In this Dec. 14, 2015 photo, Jan Rutherdale and her daughter, Isabel Bush, ski past the Capitol. (Michael Penn | Juneau Empire File)

In this Dec. 14, 2015 photo, Jan Rutherdale and her daughter, Isabel Bush, ski past the Capitol. (Michael Penn | Juneau Empire File)

Sexual violence, capital move and the PFD: Here’s four of the most important pre-filed bills

Lawmakers prefile 40 bills ahead of session that starts next Tuesday

The 31st Legislative Session convenes next Tuesday, and more than 40 prefiled bills from the Alaska House and Senate were posted to Akleg.gov on Monday.

Juneau’s freshman class of legislators, all Democrats, have not filed any bills. Sen.-elect Jesse Kiehl, and Reps.-elect Sara Hannan and Andi Story will be sworn into office on Tuesday.

The lack of local input does not make the proposed legislation any less compelling, though. Two proposals would directly impact the legislative session and subsequently Juneau.

House Bill 2, introduced by Sutton Republican Rep. George Rauscher, would move the regular legislative sessions to the municipality of Anchorage and be held in the Legislative Information Office. And yes, Anchorage would be the new capital. HB 2 would allow for special sessions to be held anywhere in the state, with the governor making that location official by way of proclamation.

Kiehl laughed at the idea.

“Unfortunately, some bad ideas don’t seem to go away. When you run the numbers it has never made sense,” Kiehl said of moving the capital to Anchorage.

House Joint Resolution 2, introduced by Rep. Matt Claman, proposes to limit the legislative session to a 90 days by way of an amendment to the Alaska Constitution. The Anchorage Democrat believes this could save this state money and limit what he calls “personal legislation” or non-essential legislation.
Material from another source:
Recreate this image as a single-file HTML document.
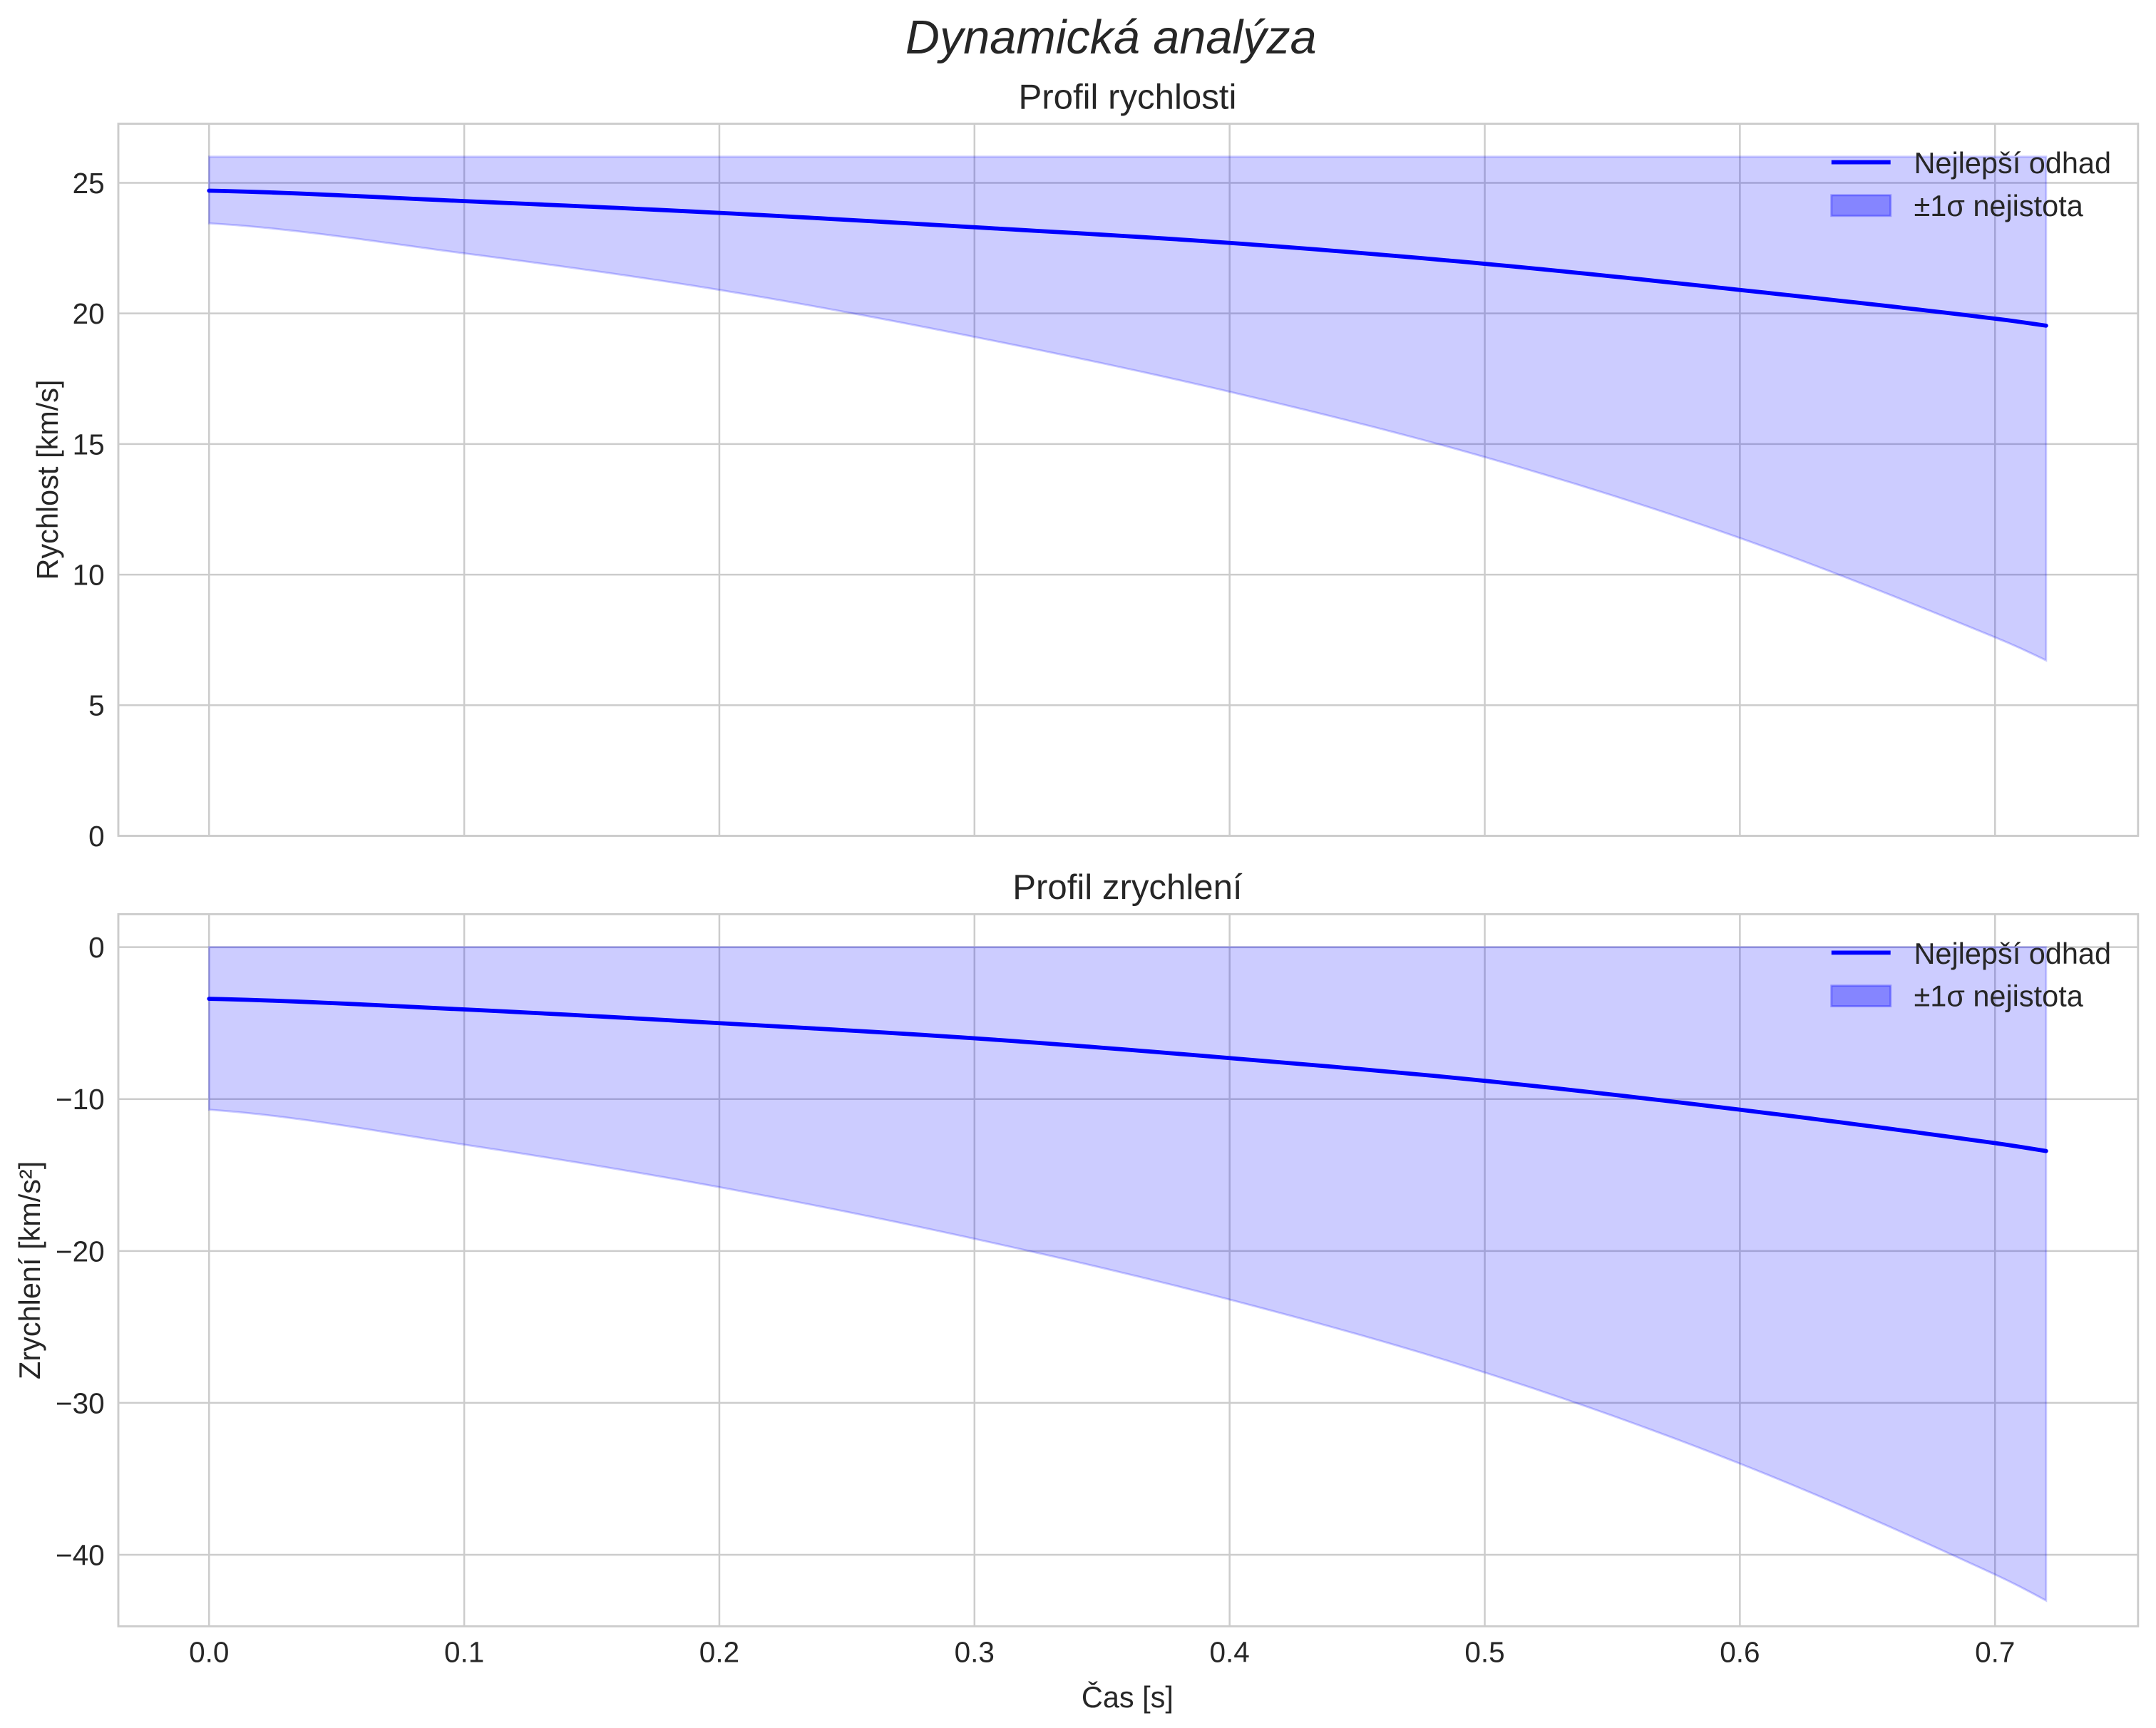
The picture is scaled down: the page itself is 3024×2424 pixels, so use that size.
<!DOCTYPE html>
<html><head><meta charset="utf-8"><style>
html,body{margin:0;padding:0;background:#fff;}
svg{display:block;}
text{font-family:"Liberation Sans",sans-serif;fill:#262626;}
</style></head><body>
<svg id="s" width="3024" height="2424" viewBox="0 0 1568 1257" xmlns="http://www.w3.org/2000/svg">
<text x="808" y="39" font-size="34.5" font-style="italic" text-anchor="middle">Dynamická analýza</text>
<text x="820" y="79" font-size="25.5" text-anchor="middle">Profil rychlosti</text>
<text x="820" y="654" font-size="25.5" text-anchor="middle">Profil zrychlení</text>
<text transform="translate(42,349) rotate(-90)" font-size="21.5" text-anchor="middle">Rychlost [km/s]</text>
<text transform="translate(29,924) rotate(-90)" font-size="21.5" text-anchor="middle">Zrychlení [km/s²]</text>
<text x="820" y="1242" font-size="21.5" text-anchor="middle">Čas [s]</text>
<g id="g"></g>
</svg>
<script>
const NS="http://www.w3.org/2000/svg";const g=document.getElementById('g');
function el(t,a,txt){const e=document.createElementNS(NS,t);for(const k in a)e.setAttribute(k,a[k]);if(txt!==undefined)e.textContent=txt;g.appendChild(e);return e;}
const X=t=>152+t*1855.7;
function interp(xs,ys,t){let i=0;while(i<xs.length-2&&t>xs[i+1])i++;
 const p0=ys[Math.max(i-1,0)],p1=ys[i],p2=ys[i+1],p3=ys[Math.min(i+2,ys.length-1)];
 const u=(t-xs[i])/(xs[i+1]-xs[i]);
 return 0.5*((2*p1)+(-p0+p2)*u+(2*p0-5*p1+4*p2-p3)*u*u+(-p0+3*p1-3*p2+p3)*u*u*u);}
const xs=[0,.1,.2,.3,.4,.5,.6,.7,.8];
function panel(top,bot,Y,yt,best,up,lo){
 for(const v of yt){el('line',{x1:86,x2:1555,y1:Y(v),y2:Y(v),stroke:'#cccccc','stroke-width':1.3});
  el('text',{x:76,y:Y(v)+7.5,'font-size':21,'text-anchor':'end'},String(v).replace('-','−'));}
 for(let i=0;i<8;i++){const x=X(i/10);el('line',{x1:x,x2:x,y1:top,y2:bot,stroke:'#cccccc','stroke-width':1.3});}
 let ub=[],lb=[],bl=[];
 for(let k=0;k<=144;k++){const t=k*0.005;ub.push(X(t)+','+Y(interp(xs,up,t)));lb.push(X(t)+','+Y(interp(xs,lo,t)));bl.push(X(t)+','+Y(interp(xs,best,t)));}
 el('polygon',{points:ub.concat(lb.reverse()).join(' '),fill:'rgba(0,0,255,0.2)',stroke:'rgba(0,0,255,0.2)','stroke-width':1.5});
 el('polyline',{points:bl.join(' '),fill:'none',stroke:'#0000ff','stroke-width':3,'stroke-linecap':'round'});
 el('rect',{x:86,y:top,width:1469,height:bot-top,fill:'none',stroke:'#cccccc','stroke-width':1.5});
 el('line',{x1:1332,x2:1375,y1:top+28,y2:top+28,stroke:'#0000ff','stroke-width':3});
 el('rect',{x:1332,y:top+52,width:43,height:15,fill:'rgba(0,0,255,0.35)',stroke:'rgba(0,0,255,0.3)','stroke-width':1.5});
 el('text',{x:1392,y:top+36,'font-size':21.5},'Nejlepší odhad');
 el('text',{x:1392,y:top+67,'font-size':21.5},'±1σ nejistota');
}
panel(90,608,v=>608-v*19,[0,5,10,15,20,25],[24.7,24.3,23.85,23.3,22.7,21.9,20.9,19.8,18.5],[26,26,26,26,26,26,26,26,26],[23.45,22.3,20.9,19.1,17.0,14.5,11.4,7.6,3.4]);
panel(665,1183,v=>689-v*11.05,[0,-10,-20,-30,-40],[-3.4,-4.1,-5.0,-6.0,-7.3,-8.8,-10.7,-12.9,-15.4],[0,0,0,0,0,0,0,0,0],[-10.7,-13,-15.8,-19.2,-23.2,-28,-34,-41.3,-49.5]);
for(let i=0;i<8;i++)el('text',{x:X(i/10),y:1209,'font-size':21,'text-anchor':'middle'},(i/10).toFixed(1));
</script>
</body></html>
Voters approved a 90-day session in 2006, and that took effect in 2008. However, the 90-day session deadline has been missed and ignored during the last decade. That’s because the Alaska Constitution limits the session to 120 days and the Alaska Constitution is the final authority on the matter.

Sexual violence

Legislators are taking aim at Alaska’s notorious sexual violence problem too.

Senate Bill 12, introduced by Republican Sen. Peter Micciche of Soldotna, would tighten up Alaska’s criminal code where sexual assault is concerned. According to a release from Micciche’s office, the bill would close the “Schneider Loophole,” which refers to the Justin Schneider case in Anchorage.
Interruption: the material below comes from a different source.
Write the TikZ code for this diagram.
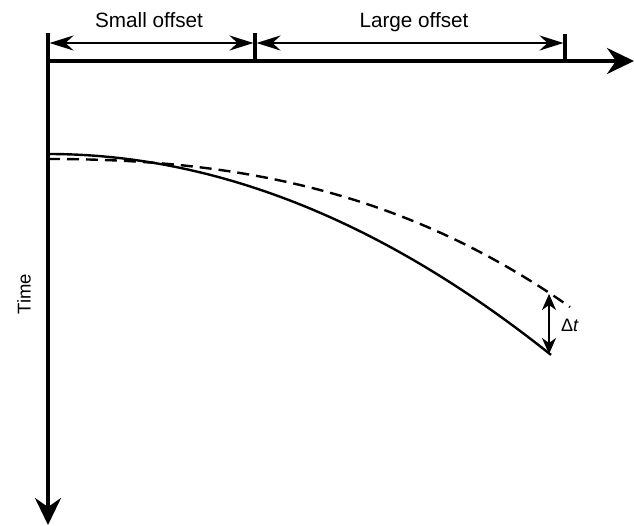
\documentclass[tikz,border=0pt]{standalone}
\usepackage{fontspec}
\setmainfont{Liberation Sans}
\usetikzlibrary{arrows.meta}
\begin{document}
\begin{tikzpicture}[x=1pt,y=-1pt,line join=miter,
	axis/.style={line width=3.5pt},
	dimline/.style={line width=2.6pt,{Stealth[length=24pt,width=15pt,inset=8pt]}-{Stealth[length=24pt,width=15pt,inset=8pt]}},
	curve/.style={line width=2.4pt,smooth,samples=120}]
	\useasboundingbox (0,0) rectangle (634,526);
	% axes
	\coordinate (O) at (48,61);
	\coordinate (top) at (48,33);
	\coordinate (bot) at (48,525);
	\coordinate (end) at (634,61);
	\coordinate (mTop) at (255,33);
	\coordinate (mBot) at (255,61);
	\coordinate (rTop) at (565,34);
	\coordinate (rBot) at (565,61);
	\draw[axis,-{Stealth[length=27pt,width=26pt,inset=9pt]}] (top)--(bot);
	\draw[axis,-{Stealth[length=27pt,width=26pt,inset=9pt]}] (O)--(end);
	\draw[line width=3.2pt] (mTop)--(mBot) (rTop)--(rBot);
	% offsets
	\coordinate (sL) at (49.5,43);
	\coordinate (sR) at (253.5,43);
	\coordinate (lL) at (256.5,43);
	\coordinate (lR) at (563.5,43);
	\draw[dimline] (sL)--(sR);
	\draw[dimline] (lL)--(lR);
	\node[font=\fontsize{20.7}{24}\selectfont,anchor=base] (small) at (149,28) {Small offset};
	\node[font=\fontsize{20.7}{24}\selectfont,anchor=base] (large) at (414,28) {Large offset};
	\node[font=\fontsize{18.5}{21}\selectfont,rotate=90,inner sep=0pt] (time) at (24,294) {Time};
	% arrival curves
	\draw[curve,domain=48:551] plot(\x,{154+7.94*((\x-48)/100)^2});
	\draw[curve,dash pattern=on 12pt off 7pt,domain=48:570] plot(\x,{159+2.845*((\x-48)/100)^2+0.4955*((\x-48)/100)^3});
	% delay
	\coordinate (dtTop) at (549,294);
	\coordinate (dtBot) at (549,354);
	\draw[line width=2.2pt,{Stealth[length=16pt,width=14pt,inset=5pt]}-{Stealth[length=16pt,width=14pt,inset=5pt]}] (dtTop)--(dtBot);
	\node[font=\fontsize{18}{20}\selectfont,anchor=west,inner sep=0pt] (dt) at (561,325) {Δ\textit{t}};
\end{tikzpicture}
\end{document}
Schneider strangled a woman until she passed out and then he ejaculated on her. He pleaded guilty to a single felony charge and served no additional jail time. His crime fell outside the criminal code’s definition of sexual assault and he walked out of court with no jail time. The Schneider case ignited outrage throughout the state.

Micciche’s bill would classify unwanted contact with semen as sexual assault. It would also disqualify a person’s time spent on an ankle bracelet or other electronic monitoring device as a credit toward time served for a sexual assault conviction. The bill would also add more gravity to strangling a victim to the point of unconsciousness, by reclassifying this charge as first-degree assault.

Sen.-elect Scott Kawasaki, a Fairbanks Democrat, introduced Senate Bill 3 to update Alaska’s harassment laws. Among the proposed changes is reclassifying harassment in the first degree to a class C felony. This is currently a misdemeanor, and it is one of the charges that were dropped in Schneider’s plea deal.

The bill would add a new aggravated factor which can add to a defendant’s sentence — if the “defendant committed the offense for the defendant’s sexual gratification” — to non-sexual assault felonies too.

Alaska Permanent Fund Dividend

Sen. Bill Wielechowski, D-Anchorage, has produced two pieces of legislation to protect the Alaska Permanent Fund Dividend formula through Alaska Constitutional amendments. This would require a two-thirds vote majority from both houses.

His Senate Bill 13 would provide a supplemental dividend check amounting to about $3,740. Wielechowski sees this as back pay for the dividends that were cut down to $1,100 and $1,600 in 2017 and 2018, respectively. To qualify for this supplemental dividend, an Alaskan must have received their 2016, 2017, or 2018 dividend and also qualify for the 2019 dividend.